Xolile Siwangaza (Nduli Primary School) and Antonia Vumisa (Iingcinga Zethu Primary School) both taught in Ceres.
Commenting on the death of Vumisa, a family member took to social media to detail what had happened:
“She left home (Gugulethu) where she was safe and quarantined. She went to work and while at work one of the staff members passed on from Covid-19. On June 9, she called us and started to complain about feeling flu-ish and dizzy, with shortness of breath,” a family member posted.
READ ALSO: Covid-19 update: Over 4 300 new infections, restaurants may soon open
But by Wednesday, Vumisa's condition had deteriorated and the ordeal took a turn for the worst:
“On Wednesday her situation got way worse. Thursday it wasn’t looking good at all. Friday morning past 12 the nurse called us to say they don’t think she will make it. Two minutes just after, Vuyelwa Vumisa passes on.”
IOL reports that Western Cape Education Department spokesperson Kerry Mauchline had weighed in on the incident:
“We can confirm that the two teachers have passed away. Our thoughts go out to their families, friends and school communities."

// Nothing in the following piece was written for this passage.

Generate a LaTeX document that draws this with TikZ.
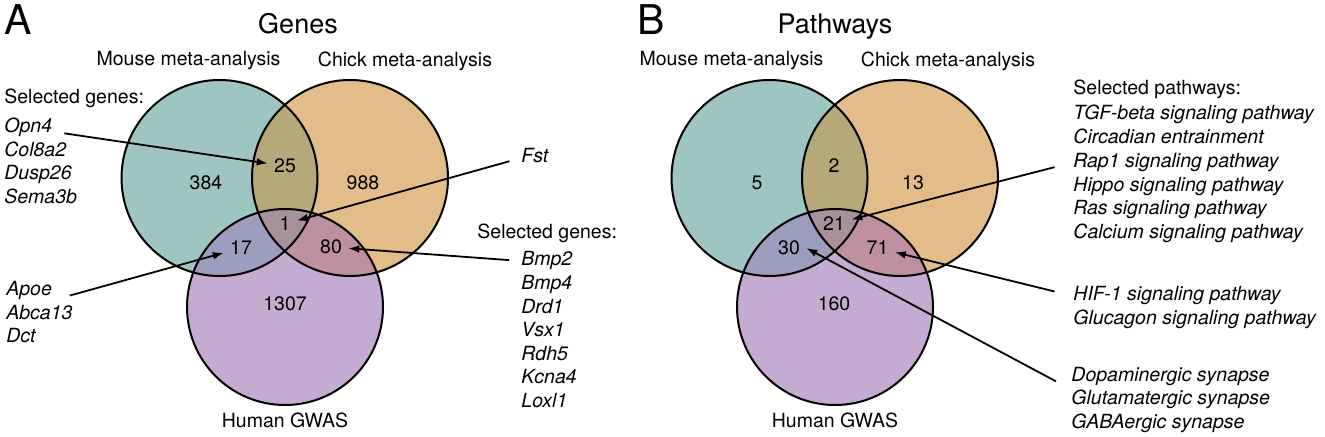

Briefly.co.za reported that the Congress of South African Students has demanded that students get tested for Covid-19 before they are allowed to re-enter schools.

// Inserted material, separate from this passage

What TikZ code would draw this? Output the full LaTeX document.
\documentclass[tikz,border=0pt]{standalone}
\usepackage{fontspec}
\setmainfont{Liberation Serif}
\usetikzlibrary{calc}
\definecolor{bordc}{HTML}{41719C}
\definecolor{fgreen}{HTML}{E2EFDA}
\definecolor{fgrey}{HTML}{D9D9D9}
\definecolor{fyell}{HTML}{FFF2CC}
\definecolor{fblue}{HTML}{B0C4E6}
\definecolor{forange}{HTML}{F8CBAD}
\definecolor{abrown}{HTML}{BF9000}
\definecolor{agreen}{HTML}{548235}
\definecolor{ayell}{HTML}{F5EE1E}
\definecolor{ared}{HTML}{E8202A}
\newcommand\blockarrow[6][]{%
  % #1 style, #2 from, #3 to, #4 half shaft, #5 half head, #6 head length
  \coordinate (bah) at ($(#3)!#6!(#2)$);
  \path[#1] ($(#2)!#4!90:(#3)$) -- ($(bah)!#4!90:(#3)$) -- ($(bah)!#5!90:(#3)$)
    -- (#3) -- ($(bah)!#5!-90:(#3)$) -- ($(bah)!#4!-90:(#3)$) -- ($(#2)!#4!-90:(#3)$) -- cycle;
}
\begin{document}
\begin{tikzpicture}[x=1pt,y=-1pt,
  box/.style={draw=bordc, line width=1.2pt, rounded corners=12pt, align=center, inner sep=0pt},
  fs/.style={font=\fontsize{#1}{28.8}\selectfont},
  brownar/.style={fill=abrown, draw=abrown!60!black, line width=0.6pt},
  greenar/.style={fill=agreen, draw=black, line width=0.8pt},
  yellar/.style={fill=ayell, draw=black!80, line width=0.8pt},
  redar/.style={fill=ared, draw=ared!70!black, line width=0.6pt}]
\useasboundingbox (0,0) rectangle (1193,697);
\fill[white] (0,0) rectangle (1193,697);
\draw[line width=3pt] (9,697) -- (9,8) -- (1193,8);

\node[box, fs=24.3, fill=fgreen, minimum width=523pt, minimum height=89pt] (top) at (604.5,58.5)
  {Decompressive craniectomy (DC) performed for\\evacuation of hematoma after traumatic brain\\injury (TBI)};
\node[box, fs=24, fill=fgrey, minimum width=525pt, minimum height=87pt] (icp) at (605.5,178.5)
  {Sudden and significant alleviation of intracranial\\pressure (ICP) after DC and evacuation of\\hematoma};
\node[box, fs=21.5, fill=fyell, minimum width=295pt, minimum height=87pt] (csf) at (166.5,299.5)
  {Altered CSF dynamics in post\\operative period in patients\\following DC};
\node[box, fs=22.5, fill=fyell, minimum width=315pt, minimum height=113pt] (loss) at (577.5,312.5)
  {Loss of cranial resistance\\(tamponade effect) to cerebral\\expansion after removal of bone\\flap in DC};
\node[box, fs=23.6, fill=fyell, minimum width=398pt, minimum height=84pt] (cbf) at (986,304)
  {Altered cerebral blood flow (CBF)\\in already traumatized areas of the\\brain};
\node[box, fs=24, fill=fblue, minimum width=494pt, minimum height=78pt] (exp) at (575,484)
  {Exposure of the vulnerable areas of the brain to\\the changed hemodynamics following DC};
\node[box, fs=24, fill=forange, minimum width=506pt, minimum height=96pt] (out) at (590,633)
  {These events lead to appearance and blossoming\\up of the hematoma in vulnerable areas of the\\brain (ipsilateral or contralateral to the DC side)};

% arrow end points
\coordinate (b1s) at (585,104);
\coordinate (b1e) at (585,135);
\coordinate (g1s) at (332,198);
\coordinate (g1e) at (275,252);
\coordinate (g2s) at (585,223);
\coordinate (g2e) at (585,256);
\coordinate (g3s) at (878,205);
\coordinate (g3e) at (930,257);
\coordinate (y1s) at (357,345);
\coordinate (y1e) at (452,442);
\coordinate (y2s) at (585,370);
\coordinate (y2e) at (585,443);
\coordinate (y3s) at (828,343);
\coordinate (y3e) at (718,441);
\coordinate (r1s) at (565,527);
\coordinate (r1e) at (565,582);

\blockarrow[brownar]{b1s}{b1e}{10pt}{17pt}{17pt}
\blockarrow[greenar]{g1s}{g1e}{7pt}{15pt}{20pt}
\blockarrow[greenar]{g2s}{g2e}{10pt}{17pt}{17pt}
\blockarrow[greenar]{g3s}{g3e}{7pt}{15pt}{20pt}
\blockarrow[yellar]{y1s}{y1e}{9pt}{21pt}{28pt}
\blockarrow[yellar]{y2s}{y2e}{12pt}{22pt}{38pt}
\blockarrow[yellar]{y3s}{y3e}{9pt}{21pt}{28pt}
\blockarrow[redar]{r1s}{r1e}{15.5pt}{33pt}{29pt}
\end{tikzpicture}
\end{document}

Deputy Secretary-General Xola Booi explained that the student body is well aware that schools aren't implementing strict controls to protect students from the virus:
“We have decided to shut down the schools as of today because we are demanding testing for all learners that are going to schools, not just screening because screening does not mean that they have been tested. We have a number of schools that we have already identified from all nine provinces.”